T 6 An unemployment tax is an ever recurring levy that does not require an annual reassessment. The tax stands assessed at the same rate by operation of law and continues until it is changed by the Legislature. A taxpayer makes a self-assessment of its unemployment tax liability based on the payroll.5 When the tax is continuing and the taxpayer remains silent for a considerable time, the taxing authority may and will assume that the tax was not improperly imposed. A taxpayer must be diligent in challenging the applicability of a tax by timely notice to the proper government authority and in seeking a hearing on the contested issue.
T7 Goodwill should have challenged the applicability of the unemployment tax when it first employed persons under the federal and state programs and reported their wages to the OESC. By its self-assessment and classification of these individuals for unemployment benefits over a long period, Goodwill must now be viewed as having known of OESC's legal position with respect to this controversy. Because Goodwill waited for a long time after it acquired knowledge of, or should have learned of, OESC's position to contest its liability for the tax, Goodwill presented in this case a stale claim. That claim stands barred by laches and estoppel.6 Goodwill cannot raise its selected *547issue for judicial resolution until the Legislature changes the tax either as to the rate or manner in which it is to be collected or the OESC in some fashion alters its position visa-vis the taxpayer. From my review of the record, the only change that ever occurred here was Goodwill's altered perception of disadvantage from surrounding cireum-stances but the government's position never underwent any changes.
[ 8 It is for these reasons that I would hold this claim barred from judicial recognition as rendered stale by Goodwill's long-standing inaction. In short, Goodwill's hope for tax exoneration must fail in its entirety.
. The question of employer's liability for unemployment insurance taxes presents for our resolution an issue of public law. When confronting a matter of public law, this court may grant corrective relief on any applicable legal theory dis-positive of the case and supported by the record. Schulte Oil Co., Inc. v. Oklahoma Tax Com'n, 1994 OK 103, ¶ 7, 882 P.2d 65, 69 (a question of tax liability presents a public-law controversy); Yeatman v. Northern Oklahoma Resource Center of Enid, 2004 OK 27, ¶ 15, 89 P.3d 1095, 1101 (when resolving a public-law question, we are free to choose sua sponte the dispositive public-law theory although the wrong one is advanced); Amos v. Spiro Public Schools, 2004 OK 4, ¶ 7, 85 P.3d 813, 816.
. For the provisions of the challenged unemployment tax exemption statute see 40 0.$.2001 i-210(7)(d).

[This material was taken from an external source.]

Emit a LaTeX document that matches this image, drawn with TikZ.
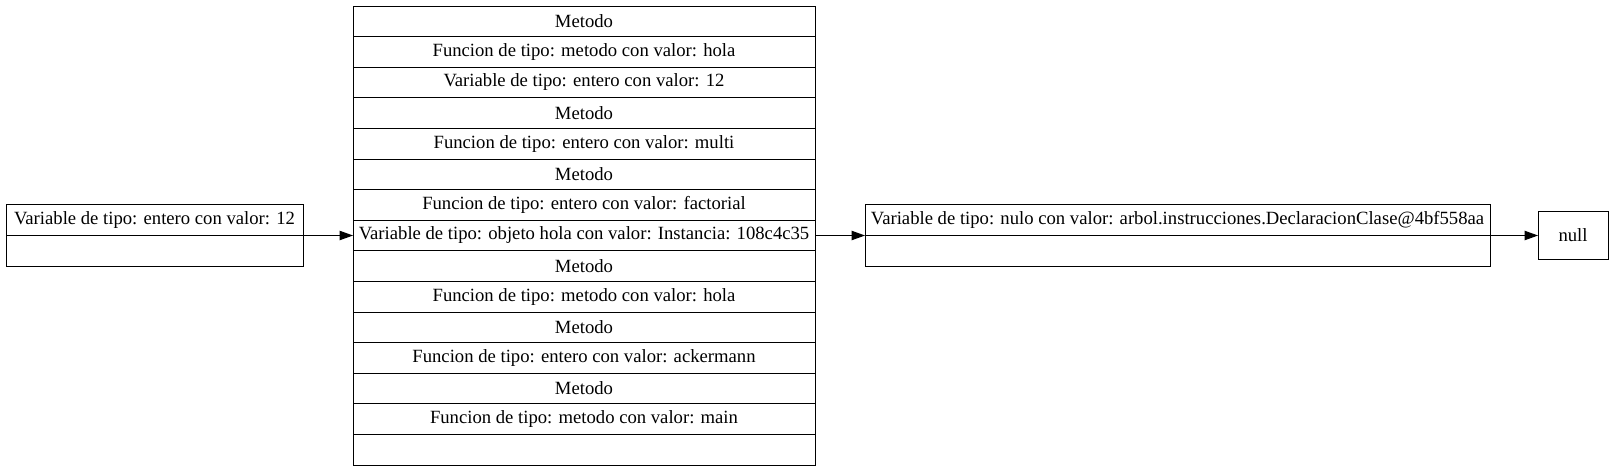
\documentclass[tikz,border=0pt]{standalone}
\usepackage{fontspec}
\setmainfont{Liberation Serif}
\usetikzlibrary{positioning,arrows.meta}
\tikzset{
    recfield/.style = {draw, rectangle, inner sep=0pt, outer sep=0pt,
        line width=0.75pt, font=\fontsize{14pt}{16pt}\selectfont},
    varslot/.style = {recfield, minimum width=222.75pt, minimum height=23.25pt},
    stackrow/.style = {recfield, minimum width=346.5pt, minimum height=22.95pt},
    wideslot/.style = {recfield, minimum width=468.75pt, minimum height=23pt},
    nullbox/.style = {recfield, minimum width=52.5pt, minimum height=36pt},
    arrow/.style = {draw, line width=0.75pt, -{Triangle[length=10pt,width=7pt]}}
}
\begin{document}
\begin{tikzpicture}
    \useasboundingbox (0,0) rectangle (1212pt,-354pt);
    % the stack of the environment
    \node [stackrow, anchor=north] (m1) at (438pt,-4.5pt) {Metodo};
    \node [stackrow, below=0pt of m1] (m2) {Funcion de tipo: metodo con valor: hola};
    \node [stackrow, below=0pt of m2] (m3) {Variable de tipo: entero con valor: 12};
    \node [stackrow, below=0pt of m3] (m4) {Metodo};
    \node [stackrow, below=0pt of m4] (m5) {Funcion de tipo: entero con valor: multi};
    \node [stackrow, below=0pt of m5] (m6) {Metodo};
    \node [stackrow, below=0pt of m6] (m7) {Funcion de tipo: entero con valor: factorial};
    \node [stackrow, below=0pt of m7] (m8) {Variable de tipo: objeto hola con valor: Instancia: 108c4c35};
    \node [stackrow, below=0pt of m8] (m9) {Metodo};
    \node [stackrow, below=0pt of m9] (m10) {Funcion de tipo: metodo con valor: hola};
    \node [stackrow, below=0pt of m10] (m11) {Metodo};
    \node [stackrow, below=0pt of m11] (m12) {Funcion de tipo: entero con valor: ackermann};
    \node [stackrow, below=0pt of m12] (m13) {Metodo};
    \node [stackrow, below=0pt of m13] (m14) {Funcion de tipo: metodo con valor: main};
    \node [stackrow, below=0pt of m14] (m15) {};
    % first record
    \node [varslot, left=37.5pt of m8.west, anchor=south east] (va) {Variable de tipo: entero con valor: 12};
    \node [varslot, below=0pt of va] (vb) {};
    \draw [arrow] (va.south east) -- (m8.west);
    % third record
    \node [wideslot, right=37.5pt of m8.east, anchor=south west] (wa) {Variable de tipo: nulo con valor: arbol.instrucciones.DeclaracionClase@4bf558aa};
    \node [wideslot, below=0pt of wa] (wb) {};
    \draw [arrow] (m8.east) -- (wa.south west);
    % end of the list
    \node [nullbox, right=36pt of wa.south east, anchor=west] (nul) {null};
    \draw [arrow] (wa.south east) -- (nul.west);
\end{tikzpicture}
\end{document}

. See, eg., R.H. Stearns Company v. United States, 291 U.S. 54, 54 S.Ct. 325, 328, 78 L.Ed. 647 (1934) (the burden is on the taxpayer who seeks a refund to prove the allegation that an overassessment was illegally entered for the previous year).
. According to the president of Goodwill (a) after she was appointed to that position in 2002 she decided that the terms of § 1-210(7)(d) exempted the wages of the consumers involved here from unemployment taxes and (b) on 1 January 2003 Goodwill stopped reporting their wages to the OESC. She believed the consumers' wages that had been reported and paid prior to 2002 would have fallen under the statutory exemption. She did not know why Goodwill failed to claim the exemption before 2002, but she believed those pre-2002 wages were wrongly reported. The transcript of proceedings held on 28 January 2004 before the OESC Assessment Board shows at pgs. 81-82:
Q. [OESC counsel] And one of the things that's changed was that you stopped reporting wages to us. And that's what I'm saying-A. [Goodwill president] I think we reported wrongly before. I think it was incorrect. I don't know why it was incorrect before, but I know it was incorrect before. People that had wages reported prior to 2002, who were in the rehabilitation program, would have fallen under this statute. I don't know why that exemption was not claimed at that time.
. The unemployment compensation tax is akin to income tax which is a continuing assessment on the income and runs from year to year. In Hudson v. U.S., 82 Ct.Cl. 15, 12 F.Supp. 620 (Ct.Cl.1935), the court stated the "income tax is a general tax on all income;" "it is a continuing tax, usually divided for convenience in collection into periods of one year." See also U.S. v. Jefferson-Pilot Life Ins. Co., 49 F.3d 1020, 1022-23 (4th Cir.1995), where the court dealt with a "continuing tax levy on salary or wages" payable to a taxpayer on a recurring basis. The court explained that the continuing levy provision of the federal statute was designed to ease the substantial administrative problems that would be faced if the IRS could only impose successive levies upon remuneration contractually owed a defaulting taxpayer for personal services. Id.
. A proceeding to recover a refund of overpayment of unemployment taxes is in its nature equitable and governed by equitable principles. State of Oklahoma ex rel. Oklahoma Employment Security Commission v. Sanders, 1956 OK 262, ¶ 0 syl. 2, ¶ 7, 304 P.2d 287, 288-89. Since, in this type of action, the plaintiff must recover by virtue of a right measured by equitable standards, it follows that it is open to the defendant to show any state of facts which, according to those standards, would deny him or her the *547right. Stone v. White, 301 U.S. 532, 534-35, 57 S.Ct. 851, 852-53, 81 L.Ed. 1265 (1937).